La cicatriz del mundo

Miguel-Anxo Murado
Miguel-Anxo Murado ESCRITOR Y PERIODISTA

OPINIÓN

Ed

Así es el valle de la Beqaa, el epicentro de los conflictos de Oriente Medio

22 abr 2018 . Actualizado a las 08:41 h.

Acabábamos de pasar un control militar donde el ejército libanés, representado por un pequeño vehículo blindado y un retén de cuatro o cinco soldados, había echado un vistazo a nuestros pasaportes. Viajábamos de Damasco a Beirut. En seguida nos internamos en un amplio valle soleado y fértil que se extendía entre los suelos rocosos de las cordilleras del Líbano y el Antilíbano. Antonio paró el coche y nos bajamos a estirar las piernas. A lo lejos se veían las manchas verde-oscuro de las vides y el oro del trigo recién cortado. Se respiraba paz. Pregunté dónde estábamos. «En el valle de la Beqaa», respondió Antonio. El valle de la Beqaa, el epicentro de los conflictos de Oriente Medio.

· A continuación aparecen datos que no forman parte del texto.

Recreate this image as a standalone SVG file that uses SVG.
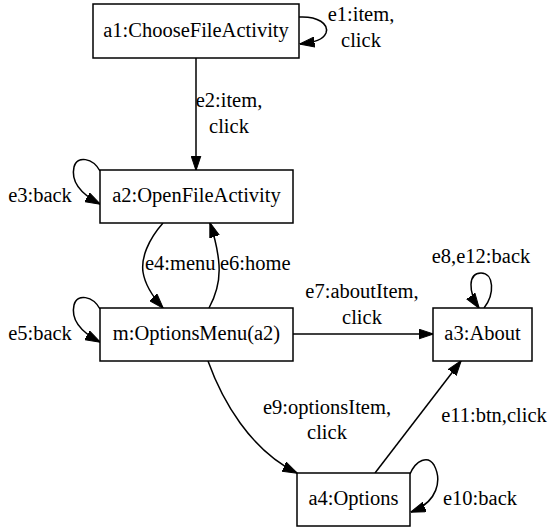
<svg xmlns="http://www.w3.org/2000/svg" width="548" height="529" viewBox="0 0 548 529">
<style>
  .node rect { fill: #ffffff; stroke: #000000; stroke-width: 1.5; }
  text { font-family: "Liberation Serif", "Times New Roman", serif; font-size: 20.5px; fill: #000000; }
  .node text { text-anchor: middle; }
  .edge path { fill: none; stroke: #000000; stroke-width: 1.5; marker-end: url(#arrow); }
  .lbl { text-anchor: middle; }
</style>
<defs>
  <marker id="arrow" markerUnits="userSpaceOnUse" markerWidth="15" markerHeight="11" viewBox="0 0 15 11" refX="14.5" refY="5.5" orient="auto">
    <path d="M0,0.5 L15,5.5 L0,10.5 z" fill="#000000" stroke="#000000" stroke-width="1"/>
  </marker>
</defs>
<rect width="548" height="529" fill="#ffffff"/>

<g id="connectors" class="edge">
  <!-- e1 self loop on a1 -->
  <path d="M299,17 C318,16 329,24 326,33 C323,40 315,42 300,44"/>
  <!-- e2 a1 -> a2 -->
  <path d="M196,58 L196,170"/>
  <!-- e3 self loop on a2 -->
  <path d="M100,171 C93,158 77,155 74,167 C71,180 79,193 100,204"/>
  <!-- e4 a2 -> m -->
  <path d="M163,223 C148,240 141,258 143,272 C145,285 153,297 163,308"/>
  <!-- e6 m -> a2 -->
  <path d="M209,308 C216,295 220,280 219,265 C218,250 215,238 210,223"/>
  <!-- e5 self loop on m -->
  <path d="M100,309 C93,296 77,293 74,305 C71,318 79,331 100,342"/>
  <!-- e7 m -> a3 -->
  <path d="M293,334 L433,334"/>
  <!-- e8,e12 self loop on a3 -->
  <path d="M484,308 C495,294 494,273 481,273 C468,273 468,292 479,308"/>
  <!-- e9 m -> a4 -->
  <path d="M208,361 C222,400 250,450 297,473"/>
  <!-- e11 a4 -> a3 -->
  <path d="M375,473 L461,361"/>
  <!-- e10 self loop on a4 -->
  <path d="M410,474 C416,460 428,455 434,465 C442,480 438,502 411,512"/>
</g>

<g id="edge-labels">
  <text class="lbl" x="361" y="21">e1:item,</text>
  <text class="lbl" x="361" y="47">click</text>
  <text class="lbl" x="229" y="107">e2:item,</text>
  <text class="lbl" x="229" y="133">click</text>
  <text class="lbl" x="40" y="202">e3:back</text>
  <text x="145" y="270">e4:menu</text>
  <text x="220" y="270">e6:home</text>
  <text class="lbl" x="40" y="340">e5:back</text>
  <text class="lbl" x="362" y="298">e7:aboutItem,</text>
  <text class="lbl" x="362" y="324">click</text>
  <text class="lbl" x="481" y="263">e8,e12:back</text>
  <text class="lbl" x="327" y="414">e9:optionsItem,</text>
  <text class="lbl" x="327" y="439">click</text>
  <text class="lbl" x="494" y="422">e11:btn,click</text>
  <text x="443" y="505">e10:back</text>
</g>

<g id="a1" class="node">
  <rect x="93" y="4" width="206" height="54"/>
  <text x="196" y="37">a1:ChooseFileActivity</text>
</g>
<g id="a2" class="node">
  <rect x="100" y="170" width="193" height="53"/>
  <text x="196.5" y="202">a2:OpenFileActivity</text>
</g>
<g id="m" class="node">
  <rect x="100" y="308" width="193" height="53"/>
  <text x="196.5" y="340">m:OptionsMenu(a2)</text>
</g>
<g id="a3" class="node">
  <rect x="433" y="308" width="99" height="53"/>
  <text x="482.5" y="340">a3:About</text>
</g>
<g id="a4" class="node">
  <rect x="297" y="473" width="113" height="53"/>
  <text x="353.5" y="505">a4:Options</text>
</g>
</svg>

Pero este era un día tranquilo en el solar de la guerra. A nuestro alrededor sesteaban las pequeñas aldeas armenias de la comarca del Aanjar. Más al norte se encontraba la Balbeek de los chiíes, con sus cultivos de hachís y sus campos de opio color amapola. Yo miraba hacia el sur, a donde se perdía la vista. El valle no se acaba. Esa pequeña hendidura que es la Beqaa se va agrandando y profundizando como un cuchillo en el que se apoyase un gigante. Atraviesa todo el Líbano, cruza la frontera de facto de Israel, donde se convierte en el valle de Hula y el lago Tiberíades. Luego sigue por toda Cisjordania a lo largo del valle del río Jordán, el de los bautismos y las bases militares. Luego pasa por el Mar Muerto, donde los turistas leen el periódico sentados en el agua. Es la misma grieta que prosigue por el Mar Rojo y el Golfo de Adén, tan profundos como océanos. Allí conecta con el valle del Rift africano, una profunda hendidura de cincuenta kilómetros de ancho que corta en dos Etiopía y Kenia, para seguir hasta Mozambique por medio del rosario de agua dulce de los Grandes Lagos.

Esta grieta de miles de kilómetros es perfectamente observable para los astronautas desde la órbita de la Tierra. Incluso se ve en un mapa físico, si uno se fija bien. Los promontorios a un lado y otro encajan como el puzle de un niño. La brecha se va agrandando, unos milímetros cada año, de ahí que esté ribeteado de volcanes y terremotos. Hace unos días se informó de la aparición de una enorme grieta de quince metros de profundidad y más de veinte de largo en el trayecto del Rift, en el condado de Narok, en Kenia. Los habitantes de la zona están muy contrariados porque la grieta ha partido la carretera principal. Los geólogos la observan con curiosidad, porque esto podría indicar que las placas se están separando más rápido de lo que se pensaba. Para los que siguen la actualidad internacional, es una metáfora preocupante. Porque este navajazo en el rostro de la tierra es precisamente eso: una herida abierta que sangra con frecuencia. El Valle de la Beqaa sigue siendo una zona militar, el Valle del Jordán es testigo del drama palestino, el Golfo de Adén contempla la guerra del Yemen. Más al sur la grieta atraviesa el conflicto de Eritrea y Etiopía, y las violencias étnicas de Kenia; se prolonga por el castigado Congo y el genocidio de Ruanda, para desembocar en las selvas mosaico de Mozambique, con sus minas dormidas. Qué relación pueda haber entre las heridas de la tierra y las de la humanidad, nadie lo sabe. Aquel día en el Valle de la Beqaa, en medio del silencio, pensé que podía escucharse un disparo a lo lejos. Esto no era extraño en el Líbano de aquellos años. Entonces, hubiese sonado como el párrafo final de un artículo, como una conclusión. El sonido resonaría por todo el valle y se iría convirtiendo en un eco. Me imaginé que retumbaba todo a lo largo de la gran cicatriz, desde el Líbano hasta Mozambique.